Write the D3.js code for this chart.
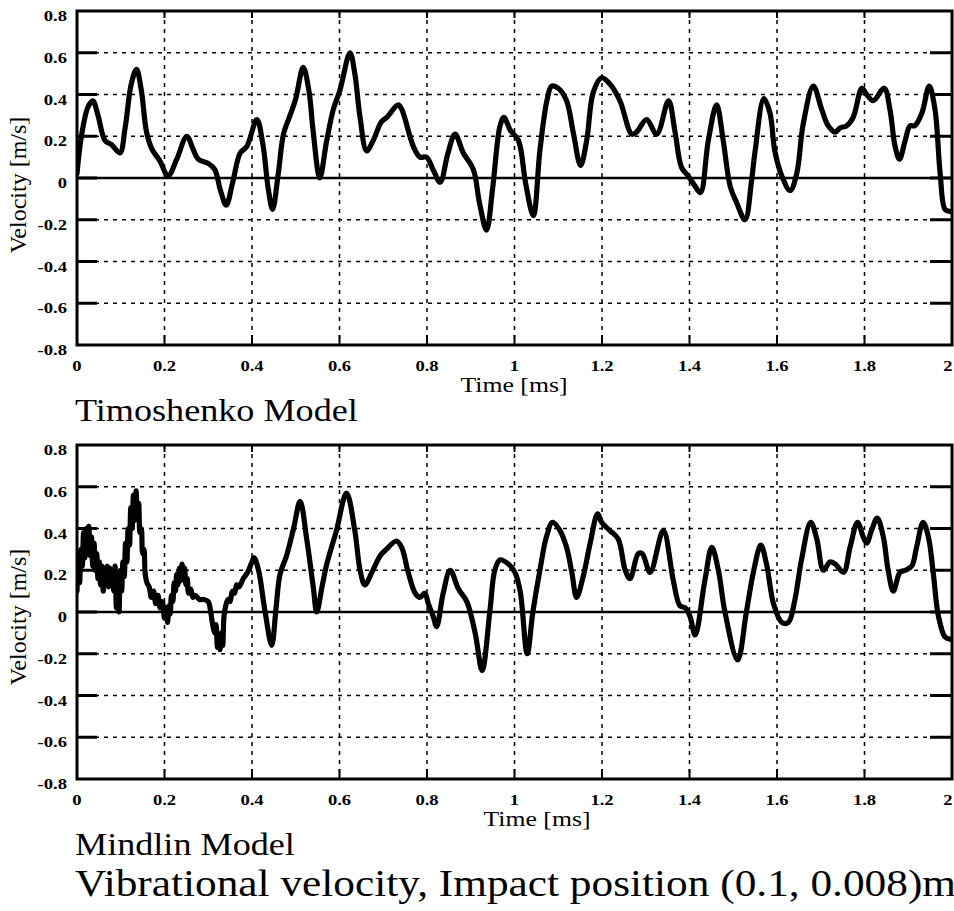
<!DOCTYPE html>
<html>
<head>
<meta charset="utf-8">
<script src="https://cdn.jsdelivr.net/npm/d3@7"></script>
<style>
  body { margin: 0; background: #fff; }
  svg { display: block; }
</style>
</head>
<body>
<div id="chart"></div>
<script>
// axis ticks (same for both panels)
const xTicks = [0, 0.2, 0.4, 0.6, 0.8, 1, 1.2, 1.4, 1.6, 1.8, 2];
const xTickLabels = ["0", "0.2", "0.4", "0.6", "0.8", "1", "1.2", "1.4", "1.6", "1.8", "2"];
const yTicks = [-0.8, -0.6, -0.4, -0.2, 0, 0.2, 0.4, 0.6, 0.8];
const yTickLabels = ["-0.8", "-0.6", "-0.4", "-0.2", "0", "0.2", "0.4", "0.6", "0.8"];

const panelTitles = ["Timoshenko Model", "Mindlin Model"];
const xTitle = "Time [ms]";
const yTitle = "Velocity [m/s]";
const caption = "Vibrational velocity, Impact position (0.1, 0.008)m";

// [time ms, velocity m/s]
const timoshenko = [
  [0.000, 0.02], [0.010, 0.20], [0.025, 0.34], [0.036, 0.37], [0.048, 0.30], [0.064, 0.18],
  [0.079, 0.16], [0.098, 0.12], [0.110, 0.24], [0.124, 0.45], [0.136, 0.52], [0.147, 0.42],
  [0.159, 0.22], [0.171, 0.14], [0.190, 0.08], [0.208, 0.01], [0.228, 0.09], [0.251, 0.20],
  [0.265, 0.14], [0.277, 0.09], [0.300, 0.07], [0.315, 0.04], [0.328, -0.06], [0.341, -0.13],
  [0.356, -0.02], [0.373, 0.12], [0.388, 0.15], [0.411, 0.28], [0.425, 0.16], [0.437, -0.05],
  [0.447, -0.15], [0.460, 0.02], [0.472, 0.21], [0.487, 0.30], [0.500, 0.38], [0.517, 0.53],
  [0.530, 0.42], [0.540, 0.22], [0.555, 0.00], [0.570, 0.17], [0.586, 0.33], [0.601, 0.42],
  [0.624, 0.60], [0.635, 0.50], [0.647, 0.29], [0.662, 0.13], [0.677, 0.18], [0.696, 0.27],
  [0.708, 0.29], [0.734, 0.35], [0.742, 0.33], [0.769, 0.15], [0.784, 0.10], [0.799, 0.10],
  [0.814, 0.04], [0.830, -0.02], [0.848, 0.12], [0.864, 0.21], [0.883, 0.12], [0.906, 0.04],
  [0.920, -0.12], [0.936, -0.25], [0.950, -0.05], [0.967, 0.25], [0.976, 0.29], [0.990, 0.23],
  [1.009, 0.18], [1.025, -0.02], [1.043, -0.18], [1.058, 0.13], [1.074, 0.37], [1.085, 0.44],
  [1.100, 0.43], [1.119, 0.37], [1.135, 0.21], [1.151, 0.06], [1.165, 0.18], [1.180, 0.41],
  [1.199, 0.48], [1.218, 0.45], [1.241, 0.37], [1.268, 0.21], [1.279, 0.22], [1.302, 0.28],
  [1.325, 0.21], [1.352, 0.37], [1.367, 0.22], [1.382, 0.05], [1.397, 0.01], [1.413, -0.04],
  [1.425, -0.07], [1.443, 0.18], [1.462, 0.35], [1.477, 0.18], [1.493, -0.04], [1.508, -0.12],
  [1.527, -0.20], [1.542, -0.01], [1.550, 0.13], [1.570, 0.38], [1.584, 0.31], [1.595, 0.13],
  [1.611, 0.01], [1.630, -0.06], [1.645, 0.02], [1.660, 0.26], [1.683, 0.44], [1.702, 0.33],
  [1.717, 0.25], [1.733, 0.22], [1.744, 0.24], [1.759, 0.25], [1.774, 0.29], [1.794, 0.43],
  [1.805, 0.40], [1.820, 0.37], [1.845, 0.43], [1.858, 0.33], [1.870, 0.15], [1.880, 0.09],
  [1.893, 0.18], [1.904, 0.25], [1.915, 0.25], [1.931, 0.31], [1.948, 0.44], [1.961, 0.33],
  [1.973, 0.02], [1.984, -0.15], [1.995, -0.16]
];

const mindlin = [
  [0.000, 0.10], [0.003, 0.28], [0.006, 0.14], [0.009, 0.30], [0.012, 0.22], [0.015, 0.38],
  [0.018, 0.26], [0.021, 0.40], [0.024, 0.30], [0.027, 0.41], [0.030, 0.27], [0.033, 0.36],
  [0.036, 0.22], [0.039, 0.33], [0.042, 0.20], [0.045, 0.28], [0.048, 0.16], [0.051, 0.24],
  [0.054, 0.13], [0.057, 0.22], [0.060, 0.10], [0.063, 0.21], [0.066, 0.15], [0.069, 0.22],
  [0.072, 0.12], [0.075, 0.21], [0.078, 0.14], [0.081, 0.20], [0.084, 0.10], [0.087, 0.22],
  [0.090, 0.02], [0.093, 0.18], [0.096, 0.00], [0.099, 0.20], [0.102, 0.10], [0.105, 0.24],
  [0.108, 0.17], [0.111, 0.33], [0.114, 0.24], [0.117, 0.40], [0.120, 0.32], [0.123, 0.50],
  [0.126, 0.40], [0.129, 0.56], [0.132, 0.44], [0.135, 0.58], [0.138, 0.46], [0.141, 0.52],
  [0.144, 0.38], [0.147, 0.40], [0.150, 0.28], [0.153, 0.30], [0.156, 0.18], [0.160, 0.14],
  [0.165, 0.12], [0.170, 0.07], [0.175, 0.10], [0.180, 0.04], [0.185, 0.08], [0.190, 0.02],
  [0.195, 0.05], [0.200, -0.03], [0.204, 0.02], [0.207, -0.05], [0.210, 0.03], [0.213, -0.01],
  [0.216, 0.08], [0.219, 0.05], [0.222, 0.14], [0.225, 0.10], [0.228, 0.18], [0.231, 0.13],
  [0.234, 0.21], [0.237, 0.15], [0.240, 0.23], [0.243, 0.17], [0.246, 0.21], [0.249, 0.13],
  [0.252, 0.16], [0.255, 0.09], [0.260, 0.11], [0.265, 0.07], [0.270, 0.08], [0.280, 0.06],
  [0.290, 0.06], [0.300, 0.05], [0.305, 0.01], [0.310, -0.06], [0.315, -0.10], [0.318, -0.06],
  [0.321, -0.17], [0.324, -0.12], [0.327, -0.18], [0.330, -0.10], [0.333, -0.16], [0.336, -0.02],
  [0.340, 0.03], [0.345, 0.06], [0.350, 0.05], [0.355, 0.10], [0.360, 0.09], [0.365, 0.13],
  [0.370, 0.12], [0.380, 0.16], [0.390, 0.19], [0.400, 0.24], [0.405, 0.26], [0.415, 0.20],
  [0.430, 0.00], [0.445, -0.16], [0.455, 0.02], [0.464, 0.18], [0.479, 0.27], [0.495, 0.40],
  [0.510, 0.53], [0.525, 0.35], [0.540, 0.12], [0.548, 0.00], [0.560, 0.12], [0.571, 0.23],
  [0.593, 0.39], [0.616, 0.57], [0.635, 0.39], [0.647, 0.20], [0.658, 0.13], [0.674, 0.19],
  [0.693, 0.27], [0.707, 0.30], [0.730, 0.34], [0.742, 0.31], [0.757, 0.19], [0.773, 0.09],
  [0.784, 0.07], [0.795, 0.09], [0.803, 0.04], [0.814, -0.02], [0.822, -0.07], [0.837, 0.09],
  [0.853, 0.20], [0.872, 0.11], [0.891, 0.05], [0.910, -0.10], [0.926, -0.28], [0.944, 0.01],
  [0.955, 0.20], [0.967, 0.25], [0.986, 0.23], [1.001, 0.19], [1.013, 0.10], [1.029, -0.20],
  [1.042, 0.00], [1.058, 0.20], [1.073, 0.36], [1.087, 0.43], [1.104, 0.39], [1.119, 0.31],
  [1.131, 0.19], [1.142, 0.07], [1.157, 0.17], [1.173, 0.33], [1.190, 0.47], [1.199, 0.43],
  [1.218, 0.39], [1.237, 0.35], [1.253, 0.20], [1.264, 0.16], [1.283, 0.28], [1.292, 0.28],
  [1.310, 0.19], [1.340, 0.39], [1.363, 0.15], [1.378, 0.03], [1.390, 0.02], [1.401, -0.02],
  [1.413, -0.11], [1.435, 0.15], [1.451, 0.31], [1.466, 0.20], [1.481, 0.00], [1.510, -0.23],
  [1.530, 0.00], [1.546, 0.19], [1.563, 0.32], [1.576, 0.23], [1.592, 0.04], [1.611, -0.05],
  [1.626, -0.05], [1.641, 0.06], [1.656, 0.25], [1.677, 0.43], [1.691, 0.35], [1.706, 0.20],
  [1.721, 0.24], [1.733, 0.23], [1.752, 0.19], [1.767, 0.31], [1.784, 0.43], [1.797, 0.36],
  [1.805, 0.33], [1.816, 0.39], [1.829, 0.45], [1.843, 0.36], [1.854, 0.20], [1.866, 0.10],
  [1.881, 0.19], [1.893, 0.20], [1.908, 0.22], [1.919, 0.31], [1.934, 0.43], [1.946, 0.36],
  [1.957, 0.19], [1.969, -0.02], [1.984, -0.12], [1.995, -0.13]
];

const width = 954, height = 911;
const serif = "'Liberation Serif', 'Times New Roman', 'DejaVu Serif', serif";

const svg = d3.select("#chart").append("svg")
  .attr("width", width)
  .attr("height", height);

svg.append("rect").attr("width", width).attr("height", height).attr("fill", "#fff");

const x = d3.scaleLinear().domain([0, 2]).range([77, 952]);

// helper: text that is a bit wider than the font (the scan is stretched sideways)
function label(g, str, px, py, opts) {
  return g.append("text")
    .attr("transform", `translate(${px},${py}) scale(${opts.sx || 1},1)`)
    .attr("text-anchor", opts.anchor || "start")
    .attr("font-family", serif)
    .attr("font-size", opts.size)
    .attr("font-weight", opts.weight || "normal")
    .attr("fill", "#000")
    .text(str);
}

function drawPanel(data, idx, cfg) {
  const y = d3.scaleLinear().domain([-0.8, 0.8]).range([cfg.bottom, cfg.top]);
  const g = svg.append("g");
  const x0 = x.range()[0], x1 = x.range()[1];

  // grid
  g.selectAll(".vgrid")
    .data(xTicks.filter(d => d > 0 && d < 2))
    .enter().append("line")
    .attr("x1", d => x(d)).attr("x2", d => x(d))
    .attr("y1", cfg.top).attr("y2", cfg.bottom)
    .attr("stroke", "#000").attr("stroke-width", 1.5)
    .attr("stroke-dasharray", "4,5");

  g.selectAll(".hgrid")
    .data(yTicks.filter(d => d !== 0 && Math.abs(d) < 0.8))
    .enter().append("line")
    .attr("x1", x0).attr("x2", x1)
    .attr("y1", d => y(d)).attr("y2", d => y(d))
    .attr("stroke", "#000").attr("stroke-width", 1.5)
    .attr("stroke-dasharray", "4,5");

  // zero line
  g.append("line")
    .attr("x1", x0).attr("x2", x1)
    .attr("y1", y(0)).attr("y2", y(0))
    .attr("stroke", "#000").attr("stroke-width", 2.5);

  // curve
  const clipId = "clip" + idx;
  g.append("clipPath").attr("id", clipId)
    .append("rect")
    .attr("x", x0).attr("y", cfg.top - 2)
    .attr("width", x1 - x0).attr("height", cfg.bottom - cfg.top + 4);

  const line = d3.line()
    .x(d => x(d[0]))
    .y(d => y(d[1]))
    .curve(d3.curveCatmullRom.alpha(0.5));

  g.append("path")
    .datum(data)
    .attr("clip-path", `url(#${clipId})`)
    .attr("d", line)
    .attr("fill", "none")
    .attr("stroke", "#000")
    .attr("stroke-width", 5.2)
    .attr("stroke-linejoin", "round")
    .attr("stroke-linecap", "round");

  // frame
  g.append("rect")
    .attr("x", x0).attr("y", cfg.top)
    .attr("width", x1 - x0).attr("height", cfg.bottom - cfg.top)
    .attr("fill", "none").attr("stroke", "#000").attr("stroke-width", 3);

  // ticks
  const inner = yTicks.filter(d => Math.abs(d) < 0.8);
  g.selectAll(".ltick").data(inner).enter().append("line")
    .attr("x1", x0).attr("x2", x0 + 20)
    .attr("y1", d => y(d)).attr("y2", d => y(d))
    .attr("stroke", "#000").attr("stroke-width", 3);
  g.selectAll(".rtick").data(inner).enter().append("line")
    .attr("x1", x1 - 22).attr("x2", x1)
    .attr("y1", d => y(d)).attr("y2", d => y(d))
    .attr("stroke", "#000").attr("stroke-width", 3);
  const innerX = xTicks.filter(d => d > 0 && d < 2);
  g.selectAll(".btick").data(innerX).enter().append("line")
    .attr("x1", d => x(d)).attr("x2", d => x(d))
    .attr("y1", cfg.bottom).attr("y2", cfg.bottom - 10)
    .attr("stroke", "#000").attr("stroke-width", 2);
  g.selectAll(".ttick").data(innerX).enter().append("line")
    .attr("x1", d => x(d)).attr("x2", d => x(d))
    .attr("y1", cfg.top).attr("y2", cfg.top + 7)
    .attr("stroke", "#000").attr("stroke-width", 2);

  // tick labels
  yTicks.forEach((d, i) => {
    label(g, yTickLabels[i], 67, y(d) + 10, { size: 15.5, weight: "bold", anchor: "end", sx: 1.2 });
  });
  xTicks.forEach((d, i) => {
    // last label pulled in so it stays on the page, as in the scan
    const px = d === 2 ? x(d) - 4 : x(d);
    label(g, xTickLabels[i], px, cfg.bottom + 26, { size: 15.5, weight: "bold", anchor: "middle", sx: 1.2 });
  });

  // axis titles
  label(g, xTitle, cfg.timeX, cfg.bottom + 47, { size: 22, anchor: "middle", sx: 1.17 });
  g.append("text")
    .attr("transform", `translate(26,${cfg.velY}) rotate(-90)`)
    .attr("text-anchor", "middle")
    .attr("font-family", serif)
    .attr("font-size", 24)
    .text(yTitle);

  // panel title
  label(g, panelTitles[idx], 75, cfg.bottom + 76, { size: 32, sx: 1.13 });
}

drawPanel(timoshenko, 0, { top: 11, bottom: 345, timeX: 514, velY: 185 });
drawPanel(mindlin, 1, { top: 445, bottom: 779, timeX: 537, velY: 617 });

label(svg, caption, 75, 896, { size: 38, sx: 1.14 });
</script>
</body>
</html>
================
PROBLEM =
Collect each line containing the string "chart".

WRITTEN ANSWER =
Write the D3.js code for this chart.
<div id="chart"></div>
const svg = d3.select("#chart").append("svg")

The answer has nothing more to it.